* [Set exercise]:
Collect all the lines that mention the word "with".

* [Input for this task]:

## Begin

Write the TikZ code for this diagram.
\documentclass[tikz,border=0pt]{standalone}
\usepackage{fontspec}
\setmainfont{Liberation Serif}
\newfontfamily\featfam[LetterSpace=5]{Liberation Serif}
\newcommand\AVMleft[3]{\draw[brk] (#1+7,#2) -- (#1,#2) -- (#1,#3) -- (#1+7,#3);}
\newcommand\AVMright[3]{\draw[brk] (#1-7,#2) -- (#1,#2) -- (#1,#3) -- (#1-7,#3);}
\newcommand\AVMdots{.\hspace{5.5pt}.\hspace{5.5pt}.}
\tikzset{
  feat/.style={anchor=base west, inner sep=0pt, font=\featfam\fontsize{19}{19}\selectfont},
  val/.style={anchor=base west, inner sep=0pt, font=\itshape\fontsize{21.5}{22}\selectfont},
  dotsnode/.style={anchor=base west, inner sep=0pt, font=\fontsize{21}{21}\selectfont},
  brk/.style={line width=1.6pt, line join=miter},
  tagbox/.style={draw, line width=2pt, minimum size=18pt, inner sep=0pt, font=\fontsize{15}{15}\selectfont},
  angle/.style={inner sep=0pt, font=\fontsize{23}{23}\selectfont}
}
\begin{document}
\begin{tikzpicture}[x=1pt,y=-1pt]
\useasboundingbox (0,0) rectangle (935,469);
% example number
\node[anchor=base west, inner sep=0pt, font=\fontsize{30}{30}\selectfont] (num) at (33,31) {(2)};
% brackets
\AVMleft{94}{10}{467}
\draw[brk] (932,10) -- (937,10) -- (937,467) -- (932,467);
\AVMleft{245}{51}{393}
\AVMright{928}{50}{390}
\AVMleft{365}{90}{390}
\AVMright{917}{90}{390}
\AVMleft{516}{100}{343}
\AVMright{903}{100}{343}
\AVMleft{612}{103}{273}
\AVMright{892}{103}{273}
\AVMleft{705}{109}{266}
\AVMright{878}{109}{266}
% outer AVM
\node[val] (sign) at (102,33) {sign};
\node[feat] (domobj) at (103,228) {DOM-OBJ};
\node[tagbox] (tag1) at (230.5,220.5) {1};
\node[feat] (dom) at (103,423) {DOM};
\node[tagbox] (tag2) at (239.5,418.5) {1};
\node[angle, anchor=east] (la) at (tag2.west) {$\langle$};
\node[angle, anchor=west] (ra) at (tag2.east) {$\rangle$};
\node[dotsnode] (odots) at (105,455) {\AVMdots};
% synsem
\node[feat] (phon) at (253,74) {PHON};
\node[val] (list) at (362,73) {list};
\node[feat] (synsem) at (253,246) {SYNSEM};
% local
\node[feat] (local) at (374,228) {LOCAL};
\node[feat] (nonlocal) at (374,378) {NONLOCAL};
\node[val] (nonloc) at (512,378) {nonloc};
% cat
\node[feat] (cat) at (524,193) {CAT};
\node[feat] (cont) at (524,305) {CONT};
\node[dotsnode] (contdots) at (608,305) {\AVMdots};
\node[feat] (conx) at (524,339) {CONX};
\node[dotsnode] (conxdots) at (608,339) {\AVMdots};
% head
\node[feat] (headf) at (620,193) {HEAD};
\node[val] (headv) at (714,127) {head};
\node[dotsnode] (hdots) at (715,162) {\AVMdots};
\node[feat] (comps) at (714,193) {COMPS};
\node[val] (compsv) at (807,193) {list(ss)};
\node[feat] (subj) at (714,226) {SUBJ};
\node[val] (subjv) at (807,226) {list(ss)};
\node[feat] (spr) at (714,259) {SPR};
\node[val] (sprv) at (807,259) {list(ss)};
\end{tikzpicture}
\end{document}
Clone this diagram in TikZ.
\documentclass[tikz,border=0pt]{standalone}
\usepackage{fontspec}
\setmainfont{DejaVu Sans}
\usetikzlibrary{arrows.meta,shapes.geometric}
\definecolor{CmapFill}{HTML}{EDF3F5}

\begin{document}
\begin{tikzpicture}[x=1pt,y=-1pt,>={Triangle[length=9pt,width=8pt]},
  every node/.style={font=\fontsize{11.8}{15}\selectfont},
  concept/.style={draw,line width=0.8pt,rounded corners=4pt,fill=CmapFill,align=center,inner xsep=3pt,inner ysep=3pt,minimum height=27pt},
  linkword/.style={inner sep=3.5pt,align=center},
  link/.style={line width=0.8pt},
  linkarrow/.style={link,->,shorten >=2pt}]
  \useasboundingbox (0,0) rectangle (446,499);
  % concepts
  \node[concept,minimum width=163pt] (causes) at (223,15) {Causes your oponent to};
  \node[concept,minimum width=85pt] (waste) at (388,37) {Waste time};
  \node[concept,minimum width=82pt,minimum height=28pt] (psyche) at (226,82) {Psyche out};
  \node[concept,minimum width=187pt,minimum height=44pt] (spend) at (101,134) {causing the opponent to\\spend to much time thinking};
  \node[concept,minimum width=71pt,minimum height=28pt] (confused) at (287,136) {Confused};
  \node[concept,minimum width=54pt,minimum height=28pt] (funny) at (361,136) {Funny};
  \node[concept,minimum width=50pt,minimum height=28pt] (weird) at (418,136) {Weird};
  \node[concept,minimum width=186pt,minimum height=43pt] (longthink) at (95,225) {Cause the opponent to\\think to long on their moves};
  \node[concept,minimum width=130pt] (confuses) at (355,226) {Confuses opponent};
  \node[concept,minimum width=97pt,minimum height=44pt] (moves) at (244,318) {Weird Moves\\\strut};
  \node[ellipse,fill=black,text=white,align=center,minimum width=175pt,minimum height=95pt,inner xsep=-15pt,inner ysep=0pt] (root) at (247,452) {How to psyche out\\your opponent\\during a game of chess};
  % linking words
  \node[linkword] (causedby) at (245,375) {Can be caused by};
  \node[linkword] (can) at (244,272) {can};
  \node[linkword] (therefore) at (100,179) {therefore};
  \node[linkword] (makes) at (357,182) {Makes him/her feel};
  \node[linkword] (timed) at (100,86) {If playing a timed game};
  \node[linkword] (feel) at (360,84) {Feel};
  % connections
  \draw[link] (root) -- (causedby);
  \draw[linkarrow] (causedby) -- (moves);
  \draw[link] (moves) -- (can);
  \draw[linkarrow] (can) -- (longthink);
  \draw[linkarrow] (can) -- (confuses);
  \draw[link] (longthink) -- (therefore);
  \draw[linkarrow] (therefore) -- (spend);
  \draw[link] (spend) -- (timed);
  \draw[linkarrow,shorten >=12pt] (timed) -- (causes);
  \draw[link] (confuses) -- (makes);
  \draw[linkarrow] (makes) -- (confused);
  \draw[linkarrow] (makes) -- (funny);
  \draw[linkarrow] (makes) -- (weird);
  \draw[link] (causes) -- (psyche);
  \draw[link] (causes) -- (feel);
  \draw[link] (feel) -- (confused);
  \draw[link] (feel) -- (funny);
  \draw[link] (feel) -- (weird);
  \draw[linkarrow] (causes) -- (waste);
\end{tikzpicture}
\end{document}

## End
## Begin

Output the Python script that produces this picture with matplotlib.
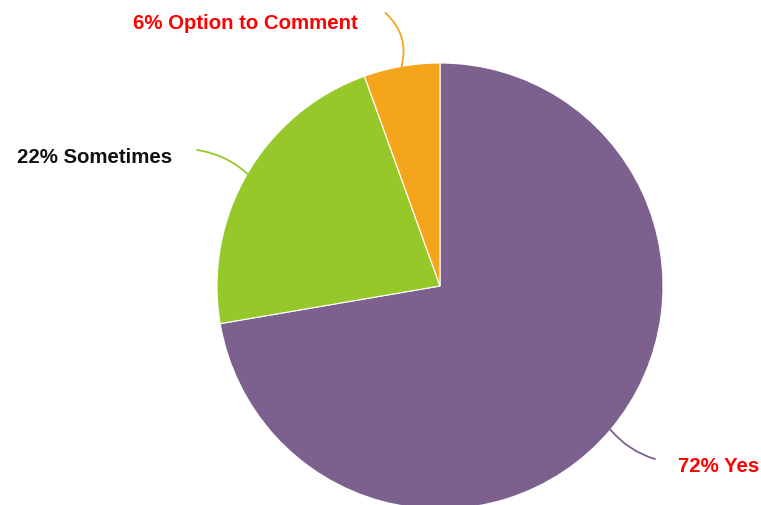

## End
## Begin

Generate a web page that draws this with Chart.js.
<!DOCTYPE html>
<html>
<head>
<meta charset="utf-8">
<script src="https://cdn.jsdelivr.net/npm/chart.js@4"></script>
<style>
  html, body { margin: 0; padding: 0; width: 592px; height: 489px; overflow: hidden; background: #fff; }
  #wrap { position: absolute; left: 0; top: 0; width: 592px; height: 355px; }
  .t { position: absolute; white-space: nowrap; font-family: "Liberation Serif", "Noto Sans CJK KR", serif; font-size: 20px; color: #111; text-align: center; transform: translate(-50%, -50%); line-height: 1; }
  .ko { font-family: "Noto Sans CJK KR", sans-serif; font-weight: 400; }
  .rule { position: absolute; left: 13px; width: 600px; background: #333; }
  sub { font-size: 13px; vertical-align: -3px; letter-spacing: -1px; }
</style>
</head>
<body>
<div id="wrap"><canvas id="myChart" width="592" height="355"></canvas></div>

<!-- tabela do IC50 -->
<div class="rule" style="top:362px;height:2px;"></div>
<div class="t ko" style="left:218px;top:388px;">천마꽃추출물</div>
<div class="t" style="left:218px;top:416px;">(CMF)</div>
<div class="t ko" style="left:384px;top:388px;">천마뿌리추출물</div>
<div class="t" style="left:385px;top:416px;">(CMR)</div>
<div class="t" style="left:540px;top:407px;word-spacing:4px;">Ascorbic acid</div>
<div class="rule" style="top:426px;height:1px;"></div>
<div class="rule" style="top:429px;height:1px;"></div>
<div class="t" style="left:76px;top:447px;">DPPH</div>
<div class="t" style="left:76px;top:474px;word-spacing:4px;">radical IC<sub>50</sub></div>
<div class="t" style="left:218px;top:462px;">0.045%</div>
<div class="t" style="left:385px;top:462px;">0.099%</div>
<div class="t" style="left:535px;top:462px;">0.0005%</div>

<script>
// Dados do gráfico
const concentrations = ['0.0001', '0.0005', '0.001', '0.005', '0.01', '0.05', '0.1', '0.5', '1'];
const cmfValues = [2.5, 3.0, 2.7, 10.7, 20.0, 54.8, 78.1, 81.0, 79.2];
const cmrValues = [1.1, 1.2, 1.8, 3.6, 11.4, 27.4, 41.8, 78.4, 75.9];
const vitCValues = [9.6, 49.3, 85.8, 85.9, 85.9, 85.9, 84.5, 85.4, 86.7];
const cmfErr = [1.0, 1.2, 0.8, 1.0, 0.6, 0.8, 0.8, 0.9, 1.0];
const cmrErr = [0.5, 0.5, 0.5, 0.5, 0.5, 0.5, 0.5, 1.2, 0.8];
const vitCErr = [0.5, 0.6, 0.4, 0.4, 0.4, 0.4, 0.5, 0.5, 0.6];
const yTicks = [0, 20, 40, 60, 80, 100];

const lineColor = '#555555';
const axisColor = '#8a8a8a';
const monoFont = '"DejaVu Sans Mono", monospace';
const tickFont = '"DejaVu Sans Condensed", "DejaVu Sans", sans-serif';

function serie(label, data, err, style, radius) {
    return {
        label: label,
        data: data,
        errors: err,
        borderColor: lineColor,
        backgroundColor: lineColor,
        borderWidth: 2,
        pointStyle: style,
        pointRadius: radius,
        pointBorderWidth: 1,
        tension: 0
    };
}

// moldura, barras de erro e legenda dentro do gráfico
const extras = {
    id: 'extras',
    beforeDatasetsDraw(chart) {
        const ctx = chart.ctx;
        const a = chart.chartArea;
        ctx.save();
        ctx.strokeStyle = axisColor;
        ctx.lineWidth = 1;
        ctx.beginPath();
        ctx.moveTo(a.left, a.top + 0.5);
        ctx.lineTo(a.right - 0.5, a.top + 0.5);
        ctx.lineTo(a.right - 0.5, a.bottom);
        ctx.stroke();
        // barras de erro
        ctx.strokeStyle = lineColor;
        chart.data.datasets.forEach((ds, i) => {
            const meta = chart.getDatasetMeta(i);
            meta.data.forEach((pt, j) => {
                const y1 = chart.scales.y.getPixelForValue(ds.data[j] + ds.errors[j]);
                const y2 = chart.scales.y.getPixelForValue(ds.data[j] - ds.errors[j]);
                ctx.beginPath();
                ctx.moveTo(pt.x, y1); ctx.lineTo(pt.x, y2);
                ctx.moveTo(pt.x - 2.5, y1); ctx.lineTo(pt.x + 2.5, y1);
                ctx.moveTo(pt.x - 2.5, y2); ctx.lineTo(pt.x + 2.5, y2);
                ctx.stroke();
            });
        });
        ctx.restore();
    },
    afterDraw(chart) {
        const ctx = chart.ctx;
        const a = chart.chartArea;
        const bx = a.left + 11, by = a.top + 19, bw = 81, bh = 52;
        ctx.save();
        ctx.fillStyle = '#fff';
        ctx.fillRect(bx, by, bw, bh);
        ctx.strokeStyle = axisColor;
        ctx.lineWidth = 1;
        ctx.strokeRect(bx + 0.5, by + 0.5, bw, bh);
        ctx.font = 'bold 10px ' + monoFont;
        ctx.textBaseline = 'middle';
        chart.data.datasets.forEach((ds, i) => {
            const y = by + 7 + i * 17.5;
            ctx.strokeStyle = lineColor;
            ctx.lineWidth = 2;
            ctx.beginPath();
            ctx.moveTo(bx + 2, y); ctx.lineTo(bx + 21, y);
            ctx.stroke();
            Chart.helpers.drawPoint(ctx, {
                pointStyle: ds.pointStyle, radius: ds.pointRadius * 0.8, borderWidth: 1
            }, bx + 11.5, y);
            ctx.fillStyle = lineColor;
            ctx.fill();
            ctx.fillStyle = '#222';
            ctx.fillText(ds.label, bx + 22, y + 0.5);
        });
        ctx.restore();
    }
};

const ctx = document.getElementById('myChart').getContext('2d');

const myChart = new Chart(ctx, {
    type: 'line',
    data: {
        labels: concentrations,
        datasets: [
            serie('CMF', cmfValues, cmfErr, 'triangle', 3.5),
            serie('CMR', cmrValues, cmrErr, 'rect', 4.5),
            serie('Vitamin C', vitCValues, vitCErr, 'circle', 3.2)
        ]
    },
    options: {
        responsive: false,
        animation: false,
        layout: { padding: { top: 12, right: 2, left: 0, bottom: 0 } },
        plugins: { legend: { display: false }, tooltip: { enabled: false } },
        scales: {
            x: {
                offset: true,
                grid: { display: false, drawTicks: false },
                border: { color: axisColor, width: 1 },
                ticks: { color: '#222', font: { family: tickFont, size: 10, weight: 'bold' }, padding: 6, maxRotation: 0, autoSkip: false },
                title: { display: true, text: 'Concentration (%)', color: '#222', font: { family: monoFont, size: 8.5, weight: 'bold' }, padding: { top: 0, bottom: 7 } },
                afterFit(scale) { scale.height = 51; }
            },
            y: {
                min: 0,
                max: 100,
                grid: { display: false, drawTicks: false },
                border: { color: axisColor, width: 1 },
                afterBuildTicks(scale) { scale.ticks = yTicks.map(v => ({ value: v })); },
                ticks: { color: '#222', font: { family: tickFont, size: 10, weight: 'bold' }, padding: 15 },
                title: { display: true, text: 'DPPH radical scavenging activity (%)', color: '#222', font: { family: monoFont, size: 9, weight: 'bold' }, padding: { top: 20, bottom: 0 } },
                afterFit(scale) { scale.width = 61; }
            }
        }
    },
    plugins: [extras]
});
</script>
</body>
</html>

## End

* [Result for this exercise]:
Output the Python script that produces this picture with matplotlib.
Generate a web page that draws this with Chart.js.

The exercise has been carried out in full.